TASK STATEMENT: Repeat the listing exactly as given, omitting every image.
[START OF DATASET CONTENT]
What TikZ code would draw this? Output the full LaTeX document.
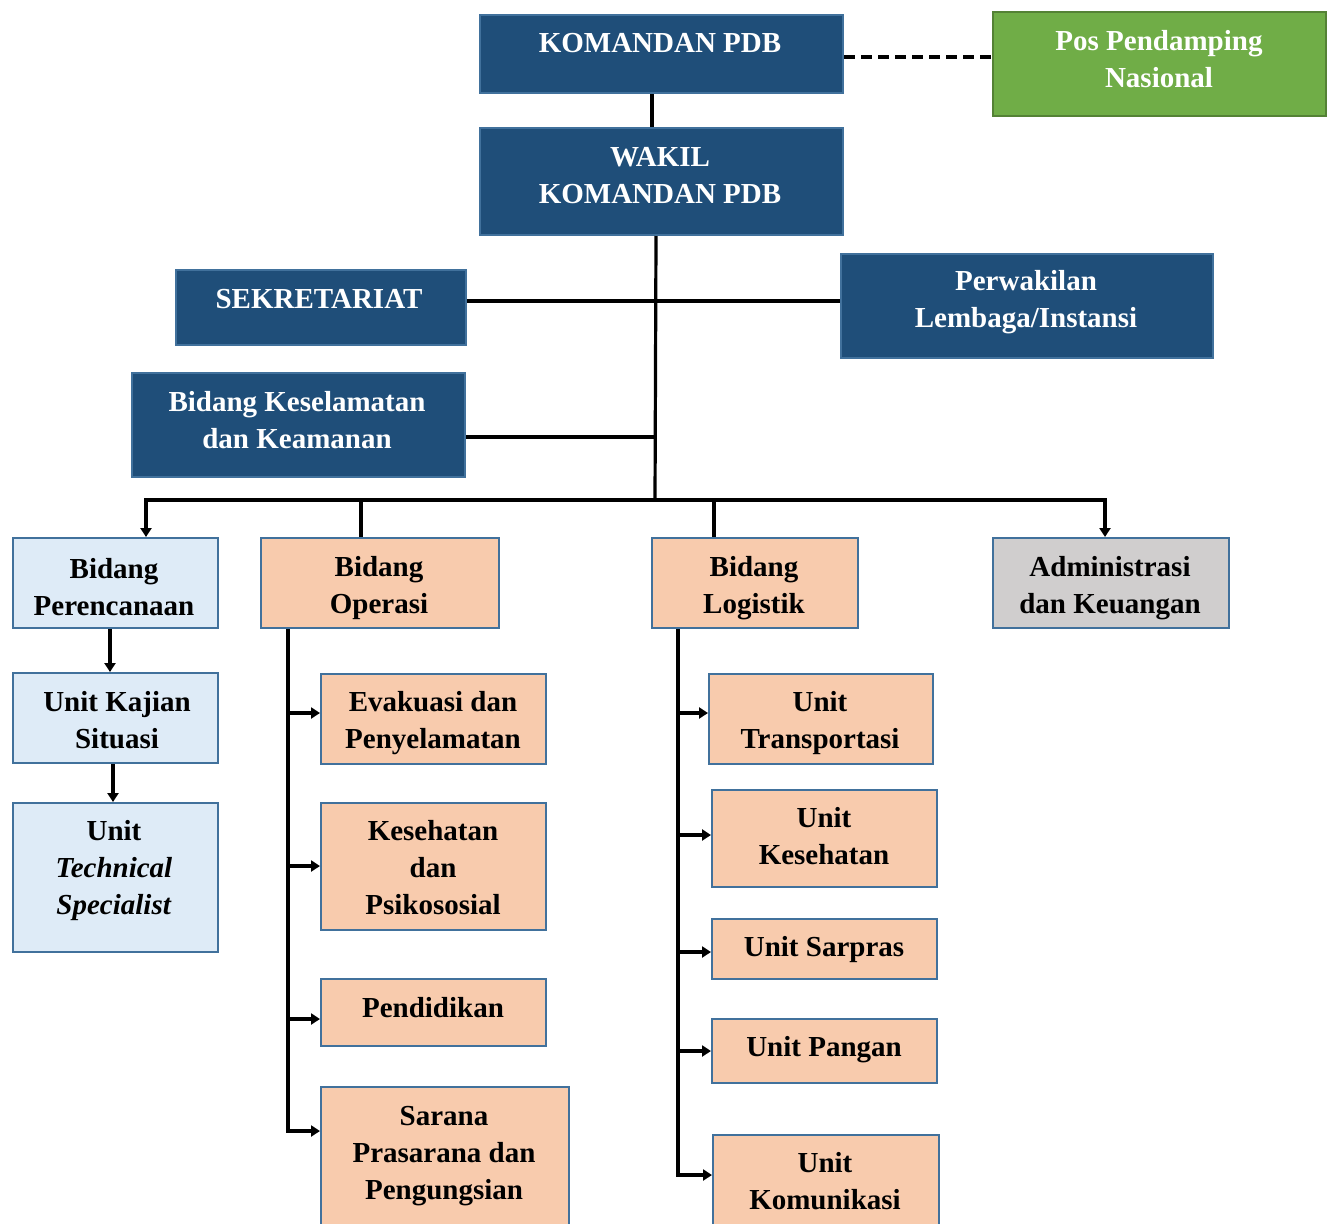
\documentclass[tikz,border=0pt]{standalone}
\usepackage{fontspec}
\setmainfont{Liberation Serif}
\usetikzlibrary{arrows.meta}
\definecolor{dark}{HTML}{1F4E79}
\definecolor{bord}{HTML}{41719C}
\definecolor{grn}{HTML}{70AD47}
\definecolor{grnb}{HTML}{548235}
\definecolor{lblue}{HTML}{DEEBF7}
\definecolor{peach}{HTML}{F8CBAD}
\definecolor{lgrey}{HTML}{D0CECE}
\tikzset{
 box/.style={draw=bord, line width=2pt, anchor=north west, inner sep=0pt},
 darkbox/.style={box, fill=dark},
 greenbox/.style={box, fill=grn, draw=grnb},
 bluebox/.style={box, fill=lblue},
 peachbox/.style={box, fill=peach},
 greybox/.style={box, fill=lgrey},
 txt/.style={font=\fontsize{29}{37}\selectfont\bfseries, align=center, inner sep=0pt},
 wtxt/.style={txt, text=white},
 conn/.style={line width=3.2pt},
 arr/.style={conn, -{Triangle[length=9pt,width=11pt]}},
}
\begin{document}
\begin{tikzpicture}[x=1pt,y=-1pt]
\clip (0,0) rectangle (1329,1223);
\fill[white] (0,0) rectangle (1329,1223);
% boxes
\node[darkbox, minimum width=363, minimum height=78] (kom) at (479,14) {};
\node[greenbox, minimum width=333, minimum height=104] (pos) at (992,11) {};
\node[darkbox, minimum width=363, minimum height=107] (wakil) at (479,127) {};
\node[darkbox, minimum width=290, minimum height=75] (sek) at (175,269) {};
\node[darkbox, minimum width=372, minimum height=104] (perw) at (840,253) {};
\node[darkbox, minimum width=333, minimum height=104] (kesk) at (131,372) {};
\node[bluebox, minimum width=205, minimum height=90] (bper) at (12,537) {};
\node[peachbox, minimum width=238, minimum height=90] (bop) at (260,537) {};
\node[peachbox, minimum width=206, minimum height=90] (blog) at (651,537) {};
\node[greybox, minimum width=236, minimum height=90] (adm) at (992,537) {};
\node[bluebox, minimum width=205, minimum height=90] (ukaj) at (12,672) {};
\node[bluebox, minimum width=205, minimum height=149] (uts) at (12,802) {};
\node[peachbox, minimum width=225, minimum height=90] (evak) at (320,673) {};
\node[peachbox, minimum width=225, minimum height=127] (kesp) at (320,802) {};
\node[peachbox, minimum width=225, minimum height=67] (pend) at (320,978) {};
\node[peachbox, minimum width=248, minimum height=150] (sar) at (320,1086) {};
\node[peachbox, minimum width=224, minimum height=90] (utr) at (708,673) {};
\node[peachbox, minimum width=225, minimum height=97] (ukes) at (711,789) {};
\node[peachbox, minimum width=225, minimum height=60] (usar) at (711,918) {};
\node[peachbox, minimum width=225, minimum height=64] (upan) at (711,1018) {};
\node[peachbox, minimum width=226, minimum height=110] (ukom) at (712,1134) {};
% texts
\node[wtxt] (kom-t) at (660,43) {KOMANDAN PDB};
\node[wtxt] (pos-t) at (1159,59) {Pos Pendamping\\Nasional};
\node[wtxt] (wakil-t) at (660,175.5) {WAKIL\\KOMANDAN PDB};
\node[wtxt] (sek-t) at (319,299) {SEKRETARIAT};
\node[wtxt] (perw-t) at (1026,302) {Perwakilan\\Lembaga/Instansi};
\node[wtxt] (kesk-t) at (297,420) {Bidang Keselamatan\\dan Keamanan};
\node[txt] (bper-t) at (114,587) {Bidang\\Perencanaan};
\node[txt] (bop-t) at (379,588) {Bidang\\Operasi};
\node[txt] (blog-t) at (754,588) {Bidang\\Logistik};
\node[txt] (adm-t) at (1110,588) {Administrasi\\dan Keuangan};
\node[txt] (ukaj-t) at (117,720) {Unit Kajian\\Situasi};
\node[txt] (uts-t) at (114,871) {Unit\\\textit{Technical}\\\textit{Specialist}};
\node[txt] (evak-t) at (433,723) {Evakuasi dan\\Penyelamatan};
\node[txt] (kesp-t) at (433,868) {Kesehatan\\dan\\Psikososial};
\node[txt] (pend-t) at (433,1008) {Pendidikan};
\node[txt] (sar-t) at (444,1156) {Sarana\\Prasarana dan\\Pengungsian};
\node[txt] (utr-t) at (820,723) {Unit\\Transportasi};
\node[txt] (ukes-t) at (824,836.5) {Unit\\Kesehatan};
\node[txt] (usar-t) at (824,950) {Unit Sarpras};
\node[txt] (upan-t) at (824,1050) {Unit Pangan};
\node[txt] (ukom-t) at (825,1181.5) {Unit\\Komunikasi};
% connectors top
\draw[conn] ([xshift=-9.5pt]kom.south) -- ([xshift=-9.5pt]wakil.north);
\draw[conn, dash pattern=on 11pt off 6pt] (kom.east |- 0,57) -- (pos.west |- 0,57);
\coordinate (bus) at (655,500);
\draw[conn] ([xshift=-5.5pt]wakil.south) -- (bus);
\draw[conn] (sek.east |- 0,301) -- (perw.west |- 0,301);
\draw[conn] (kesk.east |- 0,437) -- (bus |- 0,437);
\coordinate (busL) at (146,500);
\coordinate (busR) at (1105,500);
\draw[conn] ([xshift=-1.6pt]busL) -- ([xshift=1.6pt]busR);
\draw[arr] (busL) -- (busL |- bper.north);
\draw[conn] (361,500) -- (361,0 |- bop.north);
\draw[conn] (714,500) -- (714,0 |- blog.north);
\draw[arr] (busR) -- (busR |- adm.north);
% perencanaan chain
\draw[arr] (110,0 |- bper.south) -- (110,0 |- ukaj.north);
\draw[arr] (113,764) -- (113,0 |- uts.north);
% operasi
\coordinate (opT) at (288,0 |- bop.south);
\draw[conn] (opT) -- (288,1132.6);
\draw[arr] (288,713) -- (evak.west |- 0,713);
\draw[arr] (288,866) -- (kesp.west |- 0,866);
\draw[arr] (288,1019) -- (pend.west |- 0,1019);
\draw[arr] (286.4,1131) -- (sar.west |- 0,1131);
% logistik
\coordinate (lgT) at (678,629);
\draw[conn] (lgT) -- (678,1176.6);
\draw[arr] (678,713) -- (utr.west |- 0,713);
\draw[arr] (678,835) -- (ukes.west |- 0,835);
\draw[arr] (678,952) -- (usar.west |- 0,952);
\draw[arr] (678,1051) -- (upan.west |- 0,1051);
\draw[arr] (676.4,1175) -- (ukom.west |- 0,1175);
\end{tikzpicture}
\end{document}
[END OF DATASET CONTENT]
RESPONSE:
What TikZ code would draw this? Output the full LaTeX document.
\documentclass[tikz,border=0pt]{standalone}
\usepackage{fontspec}
\setmainfont{Liberation Serif}
\usetikzlibrary{arrows.meta}
\definecolor{dark}{HTML}{1F4E79}
\definecolor{bord}{HTML}{41719C}
\definecolor{grn}{HTML}{70AD47}
\definecolor{grnb}{HTML}{548235}
\definecolor{lblue}{HTML}{DEEBF7}
\definecolor{peach}{HTML}{F8CBAD}
\definecolor{lgrey}{HTML}{D0CECE}
\tikzset{
 box/.style={draw=bord, line width=2pt, anchor=north west, inner sep=0pt},
 darkbox/.style={box, fill=dark},
 greenbox/.style={box, fill=grn, draw=grnb},
 bluebox/.style={box, fill=lblue},
 peachbox/.style={box, fill=peach},
 greybox/.style={box, fill=lgrey},
 txt/.style={font=\fontsize{29}{37}\selectfont\bfseries, align=center, inner sep=0pt},
 wtxt/.style={txt, text=white},
 conn/.style={line width=3.2pt},
 arr/.style={conn, -{Triangle[length=9pt,width=11pt]}},
}
\begin{document}
\begin{tikzpicture}[x=1pt,y=-1pt]
\clip (0,0) rectangle (1329,1223);
\fill[white] (0,0) rectangle (1329,1223);
% boxes
\node[darkbox, minimum width=363, minimum height=78] (kom) at (479,14) {};
\node[greenbox, minimum width=333, minimum height=104] (pos) at (992,11) {};
\node[darkbox, minimum width=363, minimum height=107] (wakil) at (479,127) {};
\node[darkbox, minimum width=290, minimum height=75] (sek) at (175,269) {};
\node[darkbox, minimum width=372, minimum height=104] (perw) at (840,253) {};
\node[darkbox, minimum width=333, minimum height=104] (kesk) at (131,372) {};
\node[bluebox, minimum width=205, minimum height=90] (bper) at (12,537) {};
\node[peachbox, minimum width=238, minimum height=90] (bop) at (260,537) {};
\node[peachbox, minimum width=206, minimum height=90] (blog) at (651,537) {};
\node[greybox, minimum width=236, minimum height=90] (adm) at (992,537) {};
\node[bluebox, minimum width=205, minimum height=90] (ukaj) at (12,672) {};
\node[bluebox, minimum width=205, minimum height=149] (uts) at (12,802) {};
\node[peachbox, minimum width=225, minimum height=90] (evak) at (320,673) {};
\node[peachbox, minimum width=225, minimum height=127] (kesp) at (320,802) {};
\node[peachbox, minimum width=225, minimum height=67] (pend) at (320,978) {};
\node[peachbox, minimum width=248, minimum height=150] (sar) at (320,1086) {};
\node[peachbox, minimum width=224, minimum height=90] (utr) at (708,673) {};
\node[peachbox, minimum width=225, minimum height=97] (ukes) at (711,789) {};
\node[peachbox, minimum width=225, minimum height=60] (usar) at (711,918) {};
\node[peachbox, minimum width=225, minimum height=64] (upan) at (711,1018) {};
\node[peachbox, minimum width=226, minimum height=110] (ukom) at (712,1134) {};
% texts
\node[wtxt] (kom-t) at (660,43) {KOMANDAN PDB};
\node[wtxt] (pos-t) at (1159,59) {Pos Pendamping\\Nasional};
\node[wtxt] (wakil-t) at (660,175.5) {WAKIL\\KOMANDAN PDB};
\node[wtxt] (sek-t) at (319,299) {SEKRETARIAT};
\node[wtxt] (perw-t) at (1026,302) {Perwakilan\\Lembaga/Instansi};
\node[wtxt] (kesk-t) at (297,420) {Bidang Keselamatan\\dan Keamanan};
\node[txt] (bper-t) at (114,587) {Bidang\\Perencanaan};
\node[txt] (bop-t) at (379,588) {Bidang\\Operasi};
\node[txt] (blog-t) at (754,588) {Bidang\\Logistik};
\node[txt] (adm-t) at (1110,588) {Administrasi\\dan Keuangan};
\node[txt] (ukaj-t) at (117,720) {Unit Kajian\\Situasi};
\node[txt] (uts-t) at (114,871) {Unit\\\textit{Technical}\\\textit{Specialist}};
\node[txt] (evak-t) at (433,723) {Evakuasi dan\\Penyelamatan};
\node[txt] (kesp-t) at (433,868) {Kesehatan\\dan\\Psikososial};
\node[txt] (pend-t) at (433,1008) {Pendidikan};
\node[txt] (sar-t) at (444,1156) {Sarana\\Prasarana dan\\Pengungsian};
\node[txt] (utr-t) at (820,723) {Unit\\Transportasi};
\node[txt] (ukes-t) at (824,836.5) {Unit\\Kesehatan};
\node[txt] (usar-t) at (824,950) {Unit Sarpras};
\node[txt] (upan-t) at (824,1050) {Unit Pangan};
\node[txt] (ukom-t) at (825,1181.5) {Unit\\Komunikasi};
% connectors top
\draw[conn] ([xshift=-9.5pt]kom.south) -- ([xshift=-9.5pt]wakil.north);
\draw[conn, dash pattern=on 11pt off 6pt] (kom.east |- 0,57) -- (pos.west |- 0,57);
\coordinate (bus) at (655,500);
\draw[conn] ([xshift=-5.5pt]wakil.south) -- (bus);
\draw[conn] (sek.east |- 0,301) -- (perw.west |- 0,301);
\draw[conn] (kesk.east |- 0,437) -- (bus |- 0,437);
\coordinate (busL) at (146,500);
\coordinate (busR) at (1105,500);
\draw[conn] ([xshift=-1.6pt]busL) -- ([xshift=1.6pt]busR);
\draw[arr] (busL) -- (busL |- bper.north);
\draw[conn] (361,500) -- (361,0 |- bop.north);
\draw[conn] (714,500) -- (714,0 |- blog.north);
\draw[arr] (busR) -- (busR |- adm.north);
% perencanaan chain
\draw[arr] (110,0 |- bper.south) -- (110,0 |- ukaj.north);
\draw[arr] (113,764) -- (113,0 |- uts.north);
% operasi
\coordinate (opT) at (288,0 |- bop.south);
\draw[conn] (opT) -- (288,1132.6);
\draw[arr] (288,713) -- (evak.west |- 0,713);
\draw[arr] (288,866) -- (kesp.west |- 0,866);
\draw[arr] (288,1019) -- (pend.west |- 0,1019);
\draw[arr] (286.4,1131) -- (sar.west |- 0,1131);
% logistik
\coordinate (lgT) at (678,629);
\draw[conn] (lgT) -- (678,1176.6);
\draw[arr] (678,713) -- (utr.west |- 0,713);
\draw[arr] (678,835) -- (ukes.west |- 0,835);
\draw[arr] (678,952) -- (usar.west |- 0,952);
\draw[arr] (678,1051) -- (upan.west |- 0,1051);
\draw[arr] (676.4,1175) -- (ukom.west |- 0,1175);
\end{tikzpicture}
\end{document}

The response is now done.